CIOs need to be more engaged with social media. As Tom Catalini, CIO of Boston's Museum of Fine Arts, notes in CIOs and Social Media, social media is changing how businesses (including higher education) work. In order to speak to other senior leaders intelligently about the benefits and uses of social media, one has to engage in it and experience it -- simply reading about social media doesn't provide the same level of insight as immersion does. The benefits of social media for CIOs is something that all business leaders must understand.
Women leaders tend to be more open, share more freely, and make good use of social media. As the number of women CIOs in higher education increases, we can expect greater engagement of campus communities through social media. CIOs will be reaching out to solicit feedback more frequently, and share information with students, faculty, and staff more openly and freely through social media. There will likely be more crowdsourcing of decisions about campus technology services, as well greater collaboration and teamwork exercised when adopting technologies. CIOs, collaborating with Chief Media Officers, will lead their campuses to reach out to prospective and current students, faculty, and staff through social media. The new social CIOs will not only engage their campus communities more, but will be better able to leverage the collective intelligence of an extensive network of colleagues discovered through social connections. The stereotype of the introverted IT geek as CIO will diminish, changing the image of the CIO on campus to one of a communicative collaborator. Is the ivory tower of academe ready for the new social CIO?
Although gender stereotypes can often pose a barrier, some stereotypes may be of benefit in fostering interactions with students, faculty, and staff. As the head IT geek, the CIO is sometimes perceived as an intimidating individual holding the reins over very technical resources that everyone needs. As women, Melissa and her female colleagues feel they are accepted by faculty as collaborators more readily than their male counterparts, because they are seen as more open and collaborative, and perhaps less threatening.
Woo noted that at University of Oregon, the central IT organization had been marginalized for a number of years, and a lack of trust in its ability to serve campus had built over time. Melissa, who is relatively new in her CIO role there, has been leading an effort to improve openness, transparency, and communication through various methods, including social media, as a means of improving the organization's image. She uses Google+, Twitter, and LinkedIn to engage others on topics ranging from higher education IT issues, to leadership and management, to educational and research technologies, to life in Eugene, Oregon. Web-based communication avenues are being used to spread the word about notable IT accomplishments, upcoming initiatives, and current status of operating services.
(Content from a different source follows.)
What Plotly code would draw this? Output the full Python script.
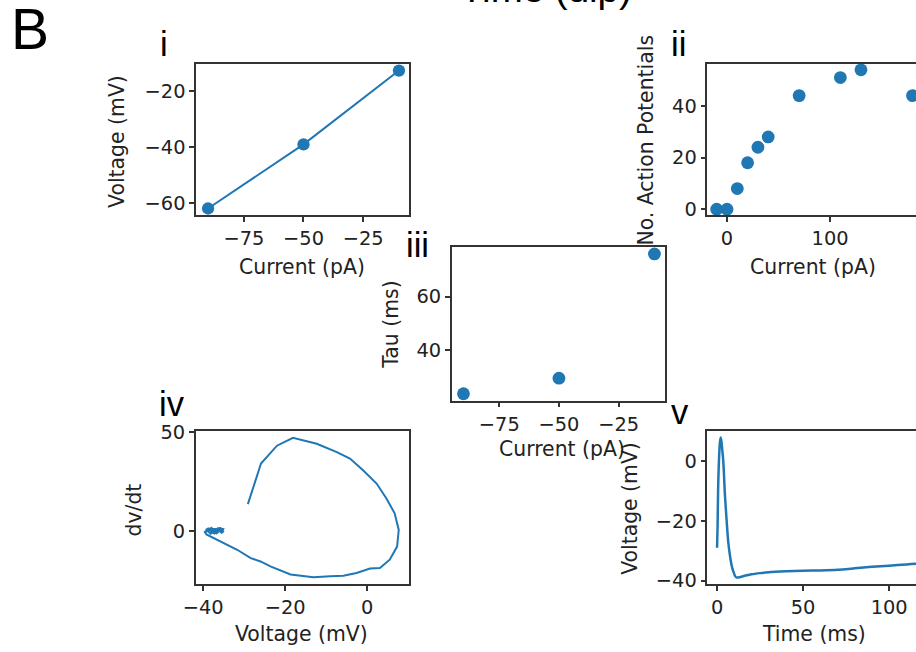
import plotly.graph_objects as go

# Layout helpers: the page keeps the browser's default 8px body margin and the
# captured picture is slightly scaled, so target pixel positions are converted.
W, H = 916, 652
OFF = 8
SX, SY = 0.991, 0.977
BLUE = "#1f77b4"
FONT = "DejaVu Sans"
LBLFONT = "Liberation Sans"
TICKSZ = 19.4
TITLESZ = 20.4

# Panel i: I-V relationship
iv_current = [-90, -50, -10]
iv_voltage = [-62, -39, -12.5]

# Panel ii: number of action potentials vs current
ap_current = [-10, 0, 10, 20, 30, 40, 70, 110, 130, 180]
ap_count = [0, 0, 8, 18, 24, 28, 44, 51, 54, 44]

# Panel iii: tau vs current
tau_current = [-90, -50, -10]
tau_ms = [23.8, 29.6, 75.9]

# Panel iv: phase plot (V, dV/dt)
phase_v = [-29.1, -25.9, -22.0, -18.1, -12.3, -7.4, -4.2, -1.0, 2.3, 4.7, 6.7, 7.7, 7.3, 5.5,
           3.1, 0.7, -2.6, -5.8, -9.0, -13.1, -18.7, -23.6, -26.0, -28.4, -31.7, -34.9, -38.1,
           -39.2, -39.6, -38.6, -37.5, -36.4, -35.6, -35.1, -36.0, -37.2, -38.5, -39.4, -38.0,
           -36.8, -35.5, -35.0, -36.2, -37.8, -39.0, -37.4, -35.8, -35.2, -36.6, -38.2, -39.3,
           -36.9, -35.3]
phase_dvdt = [13.5, 34.0, 43.0, 47.0, 44.0, 39.8, 36.5, 30.6, 23.9, 16.4, 8.9, 0.5, -7.9, -14.5,
              -18.7, -19.0, -21.2, -22.6, -22.9, -23.4, -22.0, -17.9, -15.4, -13.7, -9.5, -6.2, -2.9,
              -1.8, -0.5, 1.2, -1.0, 1.3, -0.8, 0.9, 1.4, -1.2, 1.0, -0.7, 1.5, -1.3, 0.8, -0.6, 1.1,
              0.2, 1.3, -1.1, 1.2, -0.9, 0.7, -1.4, 0.9, 1.0, -0.3]

# Panel v: voltage trace
trace_t = [0, 0.3, 0.6, 0.9, 1.2, 1.6, 2.1, 2.6, 3.0, 3.5, 4.0, 4.4, 5.0, 5.7, 6.5, 7.6, 8.5,
           9.5, 10.5, 11.5, 13, 16, 20, 25, 30, 40, 50, 60, 70, 80, 90, 100, 110, 116, 121]
trace_v = [-29, -22, -10, -3, 1.5, 6, 8, 6.5, 4, 1, -4, -9.5, -15, -21, -27, -32, -35,
           -37, -38.5, -39, -38.9, -38.4, -37.9, -37.5, -37.2, -36.9, -36.7, -36.6, -36.4,
           -35.9, -35.4, -35.0, -34.6, -34.3, -34.1]


def px_x(p):
    return (p / SX - OFF) / W


def px_y(p):
    return 1 - (p / SY - OFF) / H


fig = go.Figure()

fig.add_trace(go.Scatter(x=iv_current, y=iv_voltage, mode="lines+markers",
                         line=dict(color=BLUE, width=2), marker=dict(color=BLUE, size=12.3),
                         xaxis="x", yaxis="y"))
fig.add_trace(go.Scatter(x=ap_current, y=ap_count, mode="markers",
                         marker=dict(color=BLUE, size=12.8), xaxis="x2", yaxis="y2"))
fig.add_trace(go.Scatter(x=tau_current, y=tau_ms, mode="markers",
                         marker=dict(color=BLUE, size=12.8), xaxis="x3", yaxis="y3"))
fig.add_trace(go.Scatter(x=phase_v, y=phase_dvdt, mode="lines",
                         line=dict(color=BLUE, width=2), xaxis="x4", yaxis="y4"))
fig.add_trace(go.Scatter(x=trace_t, y=trace_v, mode="lines",
                         line=dict(color=BLUE, width=2.5, shape="spline", smoothing=0.6),
                         xaxis="x5", yaxis="y5"))


def axis(domain, rng, ticks, anchor, mirror=True):
    return dict(domain=domain, range=rng, tickmode="array", tickvals=ticks,
                showline=True, linecolor="#333333", linewidth=1.5, mirror=mirror,
                ticks="outside", ticklen=5, tickwidth=1.5, tickcolor="#333333",
                showgrid=False, zeroline=False, anchor=anchor,
                tickfont=dict(family=FONT, size=TICKSZ, color="#222222"))


panels = {
    # name: (x px range, y px range, xrange, yrange, xticks, yticks, right-mirror)
    "1": ((192, 406), (61, 213), [-95, -5.8], [-64.3, -10.1], [-75, -50, -25], [-60, -40, -20], True),
    "2": ((706, None), (61, 213), [-19, 183.4], [-2.2, 56.3], [0, 100], [0, 20, 40], False),
    "3": ((449, 663.3), (245, 400), [-94.9, -5.6], [21.2, 78.6], [-75, -50, -25], [40, 60], True),
    "4": ((191.7, 406), (430.7, 584.3), [-41.8, 10.2], [-26.7, 50.3], [-40, -20, 0], [0, 50], True),
    "5": ((706, None), (430.7, 584.3), [-5.6, 115.6], [-41.1, 10.1], [0, 50, 100], [-40, -20, 0], False),
}

layout_axes = {}
for k, (xp, yp, xr, yr, xt, yt, mir) in panels.items():
    xn = "xaxis" if k == "1" else "xaxis" + k
    yn = "yaxis" if k == "1" else "yaxis" + k
    xa = "x" if k == "1" else "x" + k
    ya = "y" if k == "1" else "y" + k
    xend = 1.0 if xp[1] is None else px_x(xp[1])
    layout_axes[xn] = axis([px_x(xp[0]), xend], xr, xt, ya, True)
    layout_axes[yn] = axis([px_y(yp[1]), px_y(yp[0])], yr, yt, xa, mir)

annotations = []


def text(s, x, y, size, family=FONT, angle=0, color="#222222"):
    annotations.append(dict(text=s, x=px_x(x), y=px_y(y), xref="paper", yref="paper",
                            xanchor="center", yanchor="middle", showarrow=False,
                            textangle=angle, font=dict(family=family, size=size, color=color)))


# axis titles
text("Current (pA)", 298.7, 265.7, TITLESZ)
text("Voltage (mV)", 113, 139, TITLESZ, angle=-90)
text("Current (pA)", 812.5, 265.7, TITLESZ)
text("No. Action Potentials", 644, 137.5, TITLESZ, angle=-90)
text("Current (pA)", 560, 449, TITLESZ)
text("Tau (ms)", 388, 323.5, TITLESZ, angle=-90)
text("Voltage (mV)", 298, 635, TITLESZ)
text("dv/dt", 130, 510, TITLESZ, angle=-90)
text("Time (ms)", 813, 635, TITLESZ)
text("Voltage (mV)", 628, 508, TITLESZ, angle=-90)

# panel labels
text("B", 25, 26, 57, LBLFONT, color="#000000")
text("i", 160, 41, 34.5, LBLFONT, color="#000000")
text("ii", 677, 41, 34.5, LBLFONT, color="#000000")
text("iii", 415, 243, 34.5, LBLFONT, color="#000000")
text("iv", 168, 403, 34.5, LBLFONT, color="#000000")
text("v", 678, 411, 34.5, LBLFONT, color="#000000")
text("Time (dip)", 544, -15, 38.5, LBLFONT, color="#000000")

fig.update_layout(width=W, height=H, margin=dict(l=0, r=0, t=0, b=0),
                  paper_bgcolor="white", plot_bgcolor="white", showlegend=False,
                  annotations=annotations, **layout_axes)

fig.write_html("out.html")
The initial feedback on this new openness has been very positive, and is encouraging the organization to look for more ways to harness the power of social.
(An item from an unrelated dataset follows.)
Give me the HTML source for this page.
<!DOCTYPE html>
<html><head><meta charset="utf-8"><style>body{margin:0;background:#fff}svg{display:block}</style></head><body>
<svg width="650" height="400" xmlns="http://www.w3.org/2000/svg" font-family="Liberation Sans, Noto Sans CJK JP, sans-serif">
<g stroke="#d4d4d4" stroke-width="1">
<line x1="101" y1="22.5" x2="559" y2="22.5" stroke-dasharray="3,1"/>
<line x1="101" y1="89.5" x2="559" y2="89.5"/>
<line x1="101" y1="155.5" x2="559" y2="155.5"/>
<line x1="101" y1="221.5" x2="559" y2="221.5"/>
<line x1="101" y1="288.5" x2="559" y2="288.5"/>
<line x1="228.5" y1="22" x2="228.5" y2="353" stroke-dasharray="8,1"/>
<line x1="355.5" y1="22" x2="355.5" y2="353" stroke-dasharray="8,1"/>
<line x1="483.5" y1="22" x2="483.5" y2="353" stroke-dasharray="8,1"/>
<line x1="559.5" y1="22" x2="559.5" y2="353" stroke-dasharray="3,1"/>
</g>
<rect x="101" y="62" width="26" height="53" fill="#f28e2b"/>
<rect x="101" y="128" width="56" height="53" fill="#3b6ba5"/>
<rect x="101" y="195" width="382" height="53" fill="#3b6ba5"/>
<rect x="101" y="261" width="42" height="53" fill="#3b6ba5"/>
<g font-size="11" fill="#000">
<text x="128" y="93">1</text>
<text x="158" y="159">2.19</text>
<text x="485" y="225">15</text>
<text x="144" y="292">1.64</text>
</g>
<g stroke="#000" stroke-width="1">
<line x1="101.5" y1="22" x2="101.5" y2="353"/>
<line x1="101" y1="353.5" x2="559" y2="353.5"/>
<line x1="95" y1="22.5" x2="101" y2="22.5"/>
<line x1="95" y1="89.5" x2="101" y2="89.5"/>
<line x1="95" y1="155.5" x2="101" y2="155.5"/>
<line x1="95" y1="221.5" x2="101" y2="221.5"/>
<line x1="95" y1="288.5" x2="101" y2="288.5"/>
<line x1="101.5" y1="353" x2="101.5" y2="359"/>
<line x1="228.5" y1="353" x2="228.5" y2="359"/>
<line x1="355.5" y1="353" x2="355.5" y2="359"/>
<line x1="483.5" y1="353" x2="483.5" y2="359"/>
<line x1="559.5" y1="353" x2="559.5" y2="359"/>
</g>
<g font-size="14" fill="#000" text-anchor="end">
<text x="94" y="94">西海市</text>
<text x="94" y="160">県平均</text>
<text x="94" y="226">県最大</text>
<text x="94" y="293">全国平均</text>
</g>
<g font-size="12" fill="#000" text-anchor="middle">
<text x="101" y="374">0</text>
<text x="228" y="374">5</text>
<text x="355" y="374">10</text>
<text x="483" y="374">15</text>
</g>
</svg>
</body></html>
In addition to gaining greater social savvy, the UO IT organization is also driving increased teamwork both internally and externally. Whereas the traditional IT approach relies on individual problem-solving and competition, today's more complex, integrated technologies demand collaboration and partnership. It's still too early to determine if the initial efforts will lead to greater success, but in order to be successful, IT professionals of both genders have to adopt the collaborative style often attributed to female leadership.
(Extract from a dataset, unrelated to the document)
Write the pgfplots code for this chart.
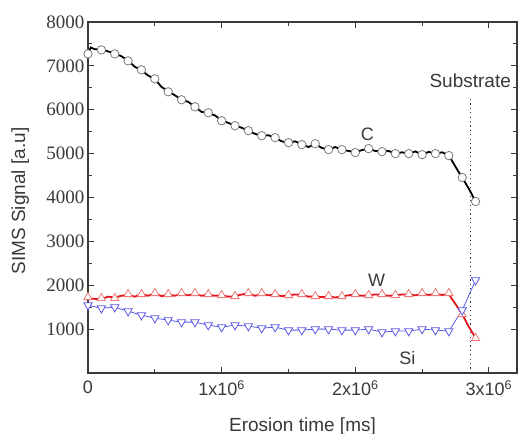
\documentclass[border=0pt]{standalone}
\usepackage{pgfplots}
\pgfplotsset{compat=1.18}
\usepackage{fontspec}
\setmainfont{Liberation Sans}
\newfontfamily\serifnum{Liberation Serif}
\definecolor{axgray}{HTML}{3A3A3A}
\definecolor{wred}{HTML}{E3141C}
\definecolor{wmark}{HTML}{F07A7A}
\definecolor{siblue}{HTML}{5A5AE6}
\definecolor{cmark}{HTML}{7A7A7A}

% marker values every 0.1x10^6 ms
\pgfplotstableread{
x C W Si
0.0 7273 1727 1545
0.1 7364 1705 1477
0.2 7273 1705 1500
0.3 7114 1795 1409
0.4 6909 1795 1318
0.5 6705 1818 1250
0.6 6409 1795 1205
0.7 6227 1818 1159
0.8 6068 1818 1159
0.9 5932 1795 1091
1.0 5750 1773 1045
1.1 5636 1750 1091
1.2 5523 1818 1068
1.3 5409 1818 1023
1.4 5364 1795 1045
1.5 5250 1773 977
1.6 5205 1795 977
1.7 5227 1750 1000
1.8 5091 1750 1000
1.9 5091 1750 977
2.0 5023 1795 977
2.1 5114 1773 1000
2.2 5045 1795 932
2.3 5000 1773 955
2.4 5000 1795 955
2.5 4977 1818 1000
2.6 5000 1818 977
2.7 4955 1818 955
2.8 4455 1341 1432
2.9 3909 795 2114
}\marks

% raw signal (denser, noisy)
\pgfplotstableread{
x C W
0.00 7300 1720
0.02 7420 1700
0.05 7380 1690
0.10 7380 1680
0.15 7330 1740
0.20 7280 1720
0.25 7220 1760
0.30 7120 1780
0.35 6980 1740
0.40 6900 1800
0.45 6780 1760
0.50 6700 1820
0.55 6520 1750
0.60 6420 1790
0.65 6330 1760
0.70 6230 1810
0.75 6180 1770
0.80 6070 1800
0.85 5950 1760
0.90 5930 1790
0.95 5870 1760
1.00 5760 1770
1.05 5700 1740
1.10 5640 1750
1.15 5590 1790
1.20 5520 1810
1.25 5450 1760
1.30 5400 1800
1.35 5420 1770
1.40 5360 1790
1.45 5280 1750
1.50 5250 1770
1.55 5280 1790
1.60 5210 1780
1.65 5150 1740
1.70 5220 1750
1.75 5130 1730
1.80 5090 1750
1.85 5150 1720
1.90 5090 1750
1.95 5060 1770
2.00 5030 1790
2.05 5080 1760
2.10 5110 1770
2.15 5060 1790
2.20 5050 1780
2.25 5060 1760
2.30 5000 1770
2.35 5030 1790
2.40 5000 1790
2.45 5050 1770
2.50 4980 1800
2.55 5040 1780
2.60 5000 1800
2.65 5030 1780
2.70 4960 1790
2.75 4700 1570
2.80 4450 1340
2.85 4200 1050
2.90 3910 800
}\raw

\begin{document}
\begin{tikzpicture}
\begin{axis}[
  width=429pt, height=351pt, scale only axis,
  xmin=0, xmax=3.21, ymin=0, ymax=8000,
  axis line style={axgray, line width=1.3pt},
  every tick/.style={axgray, line width=1.1pt},
  tick align=inside,
  major tick length=6pt, minor tick length=4pt,
  xtick={0,1,2,3},
  xticklabels={0,1x10\textsuperscript{6},2x10\textsuperscript{6},3x10\textsuperscript{6}},
  minor x tick num=1,
  ytick={1000,2000,3000,4000,5000,6000,7000,8000},
  yticklabels={1000,2000,3000,4000,5000,6000,7000,8000},
  minor y tick num=1,
  x tick label style={font=\fontsize{18}{18}\selectfont, text=axgray, yshift=-4pt},
  y tick label style={font=\serifnum\fontsize{19}{19}\selectfont, text=axgray},
  xlabel={Erosion time [ms]},
  ylabel={SIMS Signal [a.u]},
  xlabel style={at={(axis description cs:0.5,-0.152)}, anchor=center, font=\fontsize{19}{19}\selectfont, text=axgray},
  ylabel style={at={(axis description cs:-0.158,0.49)}, anchor=center, font=\fontsize{19}{19}\selectfont, text=axgray},
  clip=false,
]
% substrate boundary
\addplot[axgray, line width=1.3pt, dash pattern=on 1.2pt off 3.2pt] coordinates {(2.86,0) (2.86,6270)};
% Si
\addplot[siblue, line width=0.8pt] table[x=x, y=Si] {\marks};
% W
\addplot[wred, line width=1.8pt] table[x=x, y=W] {\raw};
% C
\addplot[black, line width=1.8pt] table[x=x, y=C] {\raw};
% markers
\addplot[only marks, mark=triangle*, mark size=4.8pt,
  mark options={draw=wmark, fill=white, line width=0.8pt}] table[x=x, y=W] {\marks};
\addplot[only marks, mark=triangle*, mark size=4.8pt,
  mark options={draw=siblue, fill=white, line width=0.8pt, rotate=180}] table[x=x, y=Si] {\marks};
\addplot[only marks, mark=*, mark size=4.2pt,
  mark options={draw=cmark, fill=white, line width=0.8pt}] table[x=x, y=C] {\marks};
\node[font=\fontsize{18}{18}\selectfont, text=axgray] at (axis cs:2.09,5450) {C};
\node[font=\fontsize{18}{18}\selectfont, text=axgray] at (axis cs:2.16,2110) {W};
\node[font=\fontsize{18}{18}\selectfont, text=axgray] at (axis cs:2.39,350) {Si};
\node[font=\fontsize{19}{19}\selectfont, text=axgray] at (axis cs:2.86,6660) {Substrate};
\coordinate (ll) at (rel axis cs:0,0);
\coordinate (ur) at (rel axis cs:1,1);
\end{axis}
\pgfresetboundingbox
\path[use as bounding box] ([shift={(-88pt,-61pt)}]ll) rectangle ([shift={(1pt,22pt)}]ur);
\end{tikzpicture}
\end{document}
The changing mix of men and women, as well as transitioning from traditional to new approaches to IT support, has its share of challenges. Melissa often finds it difficult to convey the need for empathy towards other viewpoints in order to inform decisions. There are continual challenges in helping other IT professionals understand why there is a strong emphasis on strategic communication. There is perhaps a fear that these new approaches dilute the nuts and bolts task of delivering technology services to campus. However, increased attention to communications, teamwork, and empathy -- typically feminine traits -- are the tools that now must be added to the IT staff toolkit.
There is still a long way to go to improve diversity, and not just gender diversity, in order to transition IT into the future. Melissa relates that a few months ago, as members of the UO central IT leadership team were beginning to convene a meeting, one of the male leaders looked around and remarked, "This wouldn't have happened ten years ago... but, right now I'm the only man in this room." What will the next ten years bring?